• [Do this]
Which lines hold the word "that"? Copy each one.

• [The data]
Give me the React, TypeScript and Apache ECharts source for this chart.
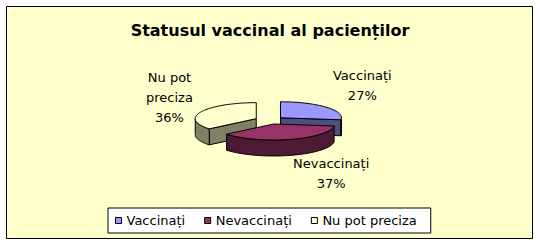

--

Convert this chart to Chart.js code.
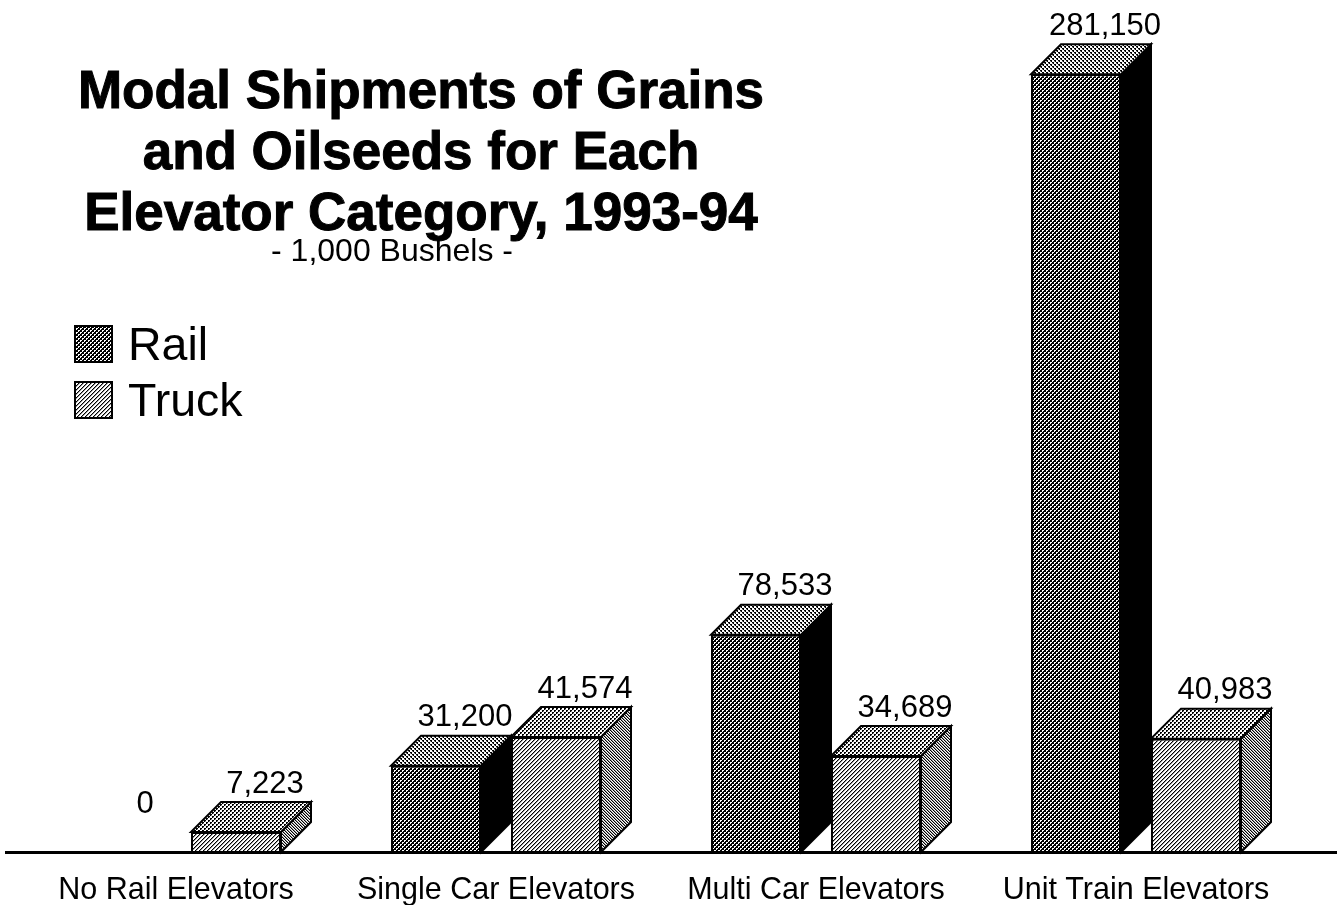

---

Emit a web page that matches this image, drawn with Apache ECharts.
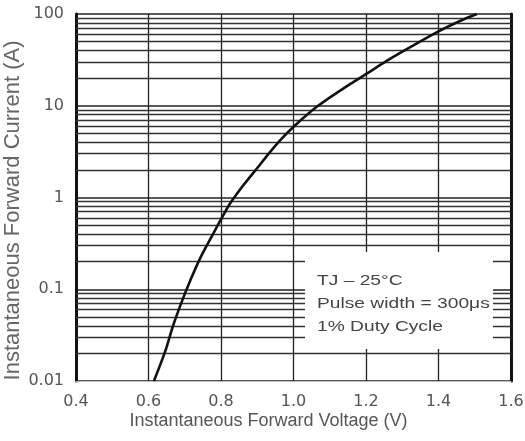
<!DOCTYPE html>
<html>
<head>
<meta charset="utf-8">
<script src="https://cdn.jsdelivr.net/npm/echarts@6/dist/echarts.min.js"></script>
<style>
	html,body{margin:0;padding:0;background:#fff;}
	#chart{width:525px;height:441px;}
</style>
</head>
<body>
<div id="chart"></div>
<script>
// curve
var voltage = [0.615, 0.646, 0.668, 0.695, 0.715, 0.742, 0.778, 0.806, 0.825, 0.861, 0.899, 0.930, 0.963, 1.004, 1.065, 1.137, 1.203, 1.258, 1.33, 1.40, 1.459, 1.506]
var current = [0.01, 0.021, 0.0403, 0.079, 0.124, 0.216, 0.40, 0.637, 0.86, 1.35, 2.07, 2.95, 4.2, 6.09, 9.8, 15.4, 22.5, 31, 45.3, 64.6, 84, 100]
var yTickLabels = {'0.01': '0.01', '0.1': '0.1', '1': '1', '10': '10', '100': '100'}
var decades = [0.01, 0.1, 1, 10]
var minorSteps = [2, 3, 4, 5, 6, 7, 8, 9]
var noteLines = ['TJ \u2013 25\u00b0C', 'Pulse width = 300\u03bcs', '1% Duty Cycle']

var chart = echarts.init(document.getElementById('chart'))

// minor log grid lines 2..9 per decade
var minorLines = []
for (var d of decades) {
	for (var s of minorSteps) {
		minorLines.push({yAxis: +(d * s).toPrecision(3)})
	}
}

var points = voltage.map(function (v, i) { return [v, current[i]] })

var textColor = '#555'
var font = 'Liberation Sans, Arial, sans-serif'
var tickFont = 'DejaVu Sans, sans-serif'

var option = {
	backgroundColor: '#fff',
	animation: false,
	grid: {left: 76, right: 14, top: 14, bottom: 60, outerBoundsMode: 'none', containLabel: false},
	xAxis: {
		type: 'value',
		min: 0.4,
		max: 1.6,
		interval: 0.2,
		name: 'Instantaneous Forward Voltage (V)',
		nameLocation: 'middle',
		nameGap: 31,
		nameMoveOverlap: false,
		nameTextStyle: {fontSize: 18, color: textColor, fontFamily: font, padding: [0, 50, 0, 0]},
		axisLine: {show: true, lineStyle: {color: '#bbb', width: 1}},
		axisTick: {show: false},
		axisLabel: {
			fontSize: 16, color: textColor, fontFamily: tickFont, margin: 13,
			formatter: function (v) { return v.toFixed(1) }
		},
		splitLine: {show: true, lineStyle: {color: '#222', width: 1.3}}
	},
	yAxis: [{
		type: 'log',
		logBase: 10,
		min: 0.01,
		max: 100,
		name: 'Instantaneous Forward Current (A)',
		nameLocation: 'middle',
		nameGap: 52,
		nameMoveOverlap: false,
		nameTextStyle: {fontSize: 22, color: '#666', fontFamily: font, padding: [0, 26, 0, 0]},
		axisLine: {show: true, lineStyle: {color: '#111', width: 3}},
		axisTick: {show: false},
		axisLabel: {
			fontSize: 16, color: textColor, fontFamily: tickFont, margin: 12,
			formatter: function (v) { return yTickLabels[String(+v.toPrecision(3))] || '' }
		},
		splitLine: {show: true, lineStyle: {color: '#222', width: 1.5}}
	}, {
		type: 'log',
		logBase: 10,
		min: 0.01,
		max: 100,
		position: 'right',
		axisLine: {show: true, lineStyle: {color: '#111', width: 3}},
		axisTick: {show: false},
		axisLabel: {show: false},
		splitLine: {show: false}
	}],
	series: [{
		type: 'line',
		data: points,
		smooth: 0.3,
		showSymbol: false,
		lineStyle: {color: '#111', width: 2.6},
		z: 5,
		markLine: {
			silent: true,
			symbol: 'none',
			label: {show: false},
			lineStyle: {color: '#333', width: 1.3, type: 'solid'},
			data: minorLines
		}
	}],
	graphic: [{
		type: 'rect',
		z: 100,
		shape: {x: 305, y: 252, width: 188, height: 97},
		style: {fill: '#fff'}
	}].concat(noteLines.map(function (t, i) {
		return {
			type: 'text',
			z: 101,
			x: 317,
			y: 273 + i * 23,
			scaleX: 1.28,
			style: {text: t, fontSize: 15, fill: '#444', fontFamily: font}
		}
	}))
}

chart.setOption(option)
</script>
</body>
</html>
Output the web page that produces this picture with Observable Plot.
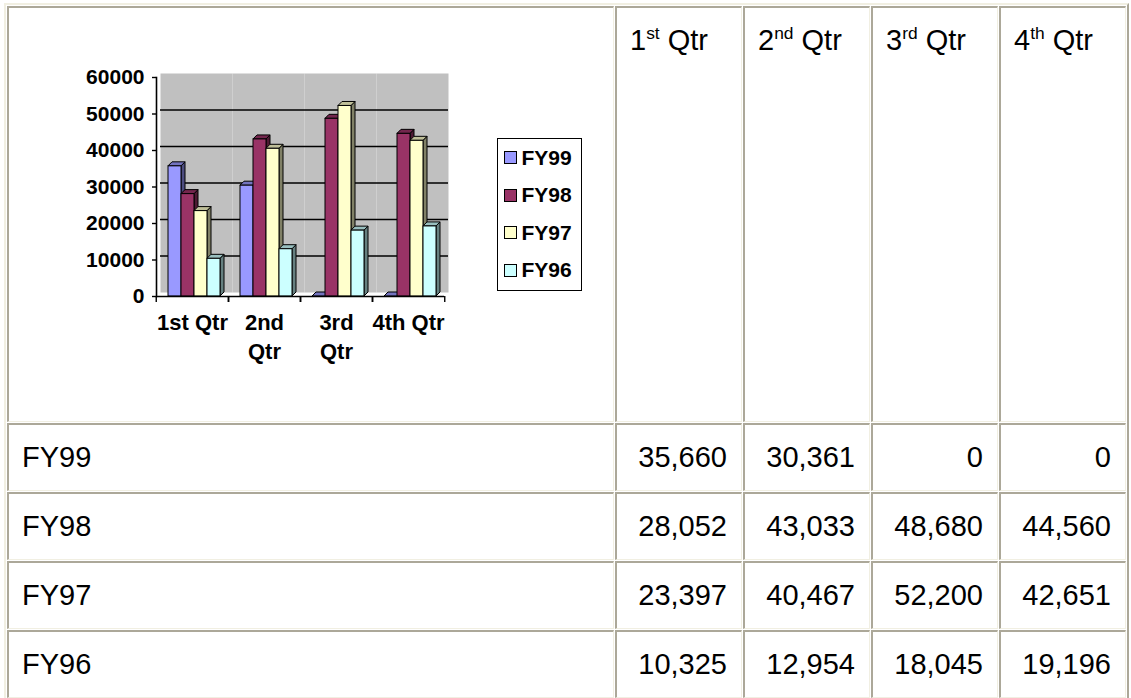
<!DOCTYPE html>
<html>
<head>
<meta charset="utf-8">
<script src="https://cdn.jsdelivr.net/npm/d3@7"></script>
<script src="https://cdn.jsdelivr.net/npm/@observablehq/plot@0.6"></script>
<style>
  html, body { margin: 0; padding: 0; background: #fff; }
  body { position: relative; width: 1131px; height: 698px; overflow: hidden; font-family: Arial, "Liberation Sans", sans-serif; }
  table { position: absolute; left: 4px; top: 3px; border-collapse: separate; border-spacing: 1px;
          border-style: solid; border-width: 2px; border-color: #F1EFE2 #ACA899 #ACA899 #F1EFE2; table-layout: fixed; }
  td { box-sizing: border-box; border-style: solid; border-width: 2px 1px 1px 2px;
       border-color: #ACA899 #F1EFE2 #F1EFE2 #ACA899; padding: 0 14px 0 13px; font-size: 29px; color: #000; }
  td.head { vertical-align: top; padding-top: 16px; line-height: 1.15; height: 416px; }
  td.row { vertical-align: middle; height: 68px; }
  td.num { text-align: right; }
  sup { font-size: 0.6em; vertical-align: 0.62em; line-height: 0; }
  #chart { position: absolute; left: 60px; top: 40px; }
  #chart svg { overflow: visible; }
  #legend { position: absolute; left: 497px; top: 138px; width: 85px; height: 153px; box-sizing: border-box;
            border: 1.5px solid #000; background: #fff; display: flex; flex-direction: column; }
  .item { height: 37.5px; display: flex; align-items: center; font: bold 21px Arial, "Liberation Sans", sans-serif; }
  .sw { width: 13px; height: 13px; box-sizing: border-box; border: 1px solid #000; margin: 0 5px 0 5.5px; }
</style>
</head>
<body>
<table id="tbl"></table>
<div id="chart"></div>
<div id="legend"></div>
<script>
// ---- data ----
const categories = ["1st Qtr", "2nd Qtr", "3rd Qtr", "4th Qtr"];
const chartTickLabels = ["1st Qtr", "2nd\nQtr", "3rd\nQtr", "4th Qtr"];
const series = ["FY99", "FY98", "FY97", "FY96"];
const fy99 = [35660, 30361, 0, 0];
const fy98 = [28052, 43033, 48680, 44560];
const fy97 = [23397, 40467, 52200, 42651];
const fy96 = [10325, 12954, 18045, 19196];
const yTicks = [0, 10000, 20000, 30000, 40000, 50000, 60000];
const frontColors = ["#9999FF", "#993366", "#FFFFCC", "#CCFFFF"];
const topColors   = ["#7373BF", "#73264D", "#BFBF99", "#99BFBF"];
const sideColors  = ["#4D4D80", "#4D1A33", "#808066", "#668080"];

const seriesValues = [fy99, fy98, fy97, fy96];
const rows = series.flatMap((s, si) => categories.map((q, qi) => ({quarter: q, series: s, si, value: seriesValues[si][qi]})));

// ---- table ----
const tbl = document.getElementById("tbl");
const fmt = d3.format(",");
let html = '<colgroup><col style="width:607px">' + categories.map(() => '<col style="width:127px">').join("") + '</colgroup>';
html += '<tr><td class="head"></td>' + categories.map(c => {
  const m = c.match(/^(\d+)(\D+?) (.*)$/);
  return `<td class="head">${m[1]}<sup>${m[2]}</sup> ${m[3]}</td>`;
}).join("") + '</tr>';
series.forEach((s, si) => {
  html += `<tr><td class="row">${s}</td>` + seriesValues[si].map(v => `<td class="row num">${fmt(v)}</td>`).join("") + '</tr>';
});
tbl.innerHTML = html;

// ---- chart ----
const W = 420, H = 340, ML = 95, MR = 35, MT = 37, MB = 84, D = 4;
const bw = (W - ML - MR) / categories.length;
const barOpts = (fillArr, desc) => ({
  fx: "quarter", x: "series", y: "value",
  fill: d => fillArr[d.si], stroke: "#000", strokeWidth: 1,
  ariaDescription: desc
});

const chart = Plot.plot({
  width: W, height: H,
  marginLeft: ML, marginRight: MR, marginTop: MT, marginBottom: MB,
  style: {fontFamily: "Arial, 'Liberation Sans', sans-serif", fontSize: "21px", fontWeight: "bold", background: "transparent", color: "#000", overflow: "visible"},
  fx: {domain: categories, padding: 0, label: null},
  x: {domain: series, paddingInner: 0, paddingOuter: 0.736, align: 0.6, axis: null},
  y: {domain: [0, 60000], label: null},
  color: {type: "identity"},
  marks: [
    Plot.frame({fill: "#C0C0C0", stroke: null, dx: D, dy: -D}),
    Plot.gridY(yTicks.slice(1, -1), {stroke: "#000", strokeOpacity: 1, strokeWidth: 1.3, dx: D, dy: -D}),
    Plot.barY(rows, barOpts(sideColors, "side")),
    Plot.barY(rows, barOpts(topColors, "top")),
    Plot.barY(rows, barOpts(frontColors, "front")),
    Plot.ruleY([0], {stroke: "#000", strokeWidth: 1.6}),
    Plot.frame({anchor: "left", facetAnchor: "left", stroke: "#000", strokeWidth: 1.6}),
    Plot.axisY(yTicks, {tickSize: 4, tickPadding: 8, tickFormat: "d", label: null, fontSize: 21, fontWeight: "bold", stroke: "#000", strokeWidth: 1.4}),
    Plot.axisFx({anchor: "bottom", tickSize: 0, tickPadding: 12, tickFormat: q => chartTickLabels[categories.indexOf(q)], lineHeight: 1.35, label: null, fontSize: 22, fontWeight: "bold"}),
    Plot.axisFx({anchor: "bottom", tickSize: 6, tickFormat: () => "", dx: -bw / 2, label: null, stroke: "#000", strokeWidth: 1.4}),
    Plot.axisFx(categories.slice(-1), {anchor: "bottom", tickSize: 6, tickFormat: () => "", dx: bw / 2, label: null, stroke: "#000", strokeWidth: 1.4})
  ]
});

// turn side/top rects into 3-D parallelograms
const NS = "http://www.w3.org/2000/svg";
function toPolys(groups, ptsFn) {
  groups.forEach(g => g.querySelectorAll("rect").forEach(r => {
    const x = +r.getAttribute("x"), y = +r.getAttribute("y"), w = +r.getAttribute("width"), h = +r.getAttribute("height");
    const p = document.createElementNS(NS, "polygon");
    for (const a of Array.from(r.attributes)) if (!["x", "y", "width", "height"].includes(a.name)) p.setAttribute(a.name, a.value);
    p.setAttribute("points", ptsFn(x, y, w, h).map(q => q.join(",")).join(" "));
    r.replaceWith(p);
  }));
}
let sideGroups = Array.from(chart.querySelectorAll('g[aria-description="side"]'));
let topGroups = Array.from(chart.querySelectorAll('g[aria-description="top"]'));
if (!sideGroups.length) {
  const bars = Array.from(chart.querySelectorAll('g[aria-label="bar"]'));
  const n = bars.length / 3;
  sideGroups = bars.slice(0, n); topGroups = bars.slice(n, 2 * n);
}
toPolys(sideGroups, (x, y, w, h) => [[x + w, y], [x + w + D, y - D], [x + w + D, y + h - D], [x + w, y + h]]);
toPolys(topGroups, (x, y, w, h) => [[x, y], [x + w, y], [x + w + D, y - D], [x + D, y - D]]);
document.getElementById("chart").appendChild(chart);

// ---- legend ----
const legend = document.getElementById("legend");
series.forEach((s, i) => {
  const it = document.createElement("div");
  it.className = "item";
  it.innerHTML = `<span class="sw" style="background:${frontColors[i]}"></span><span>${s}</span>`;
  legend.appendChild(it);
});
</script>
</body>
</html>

• [Response]
Emit a web page that matches this image, drawn with Apache ECharts.
Output the web page that produces this picture with Observable Plot.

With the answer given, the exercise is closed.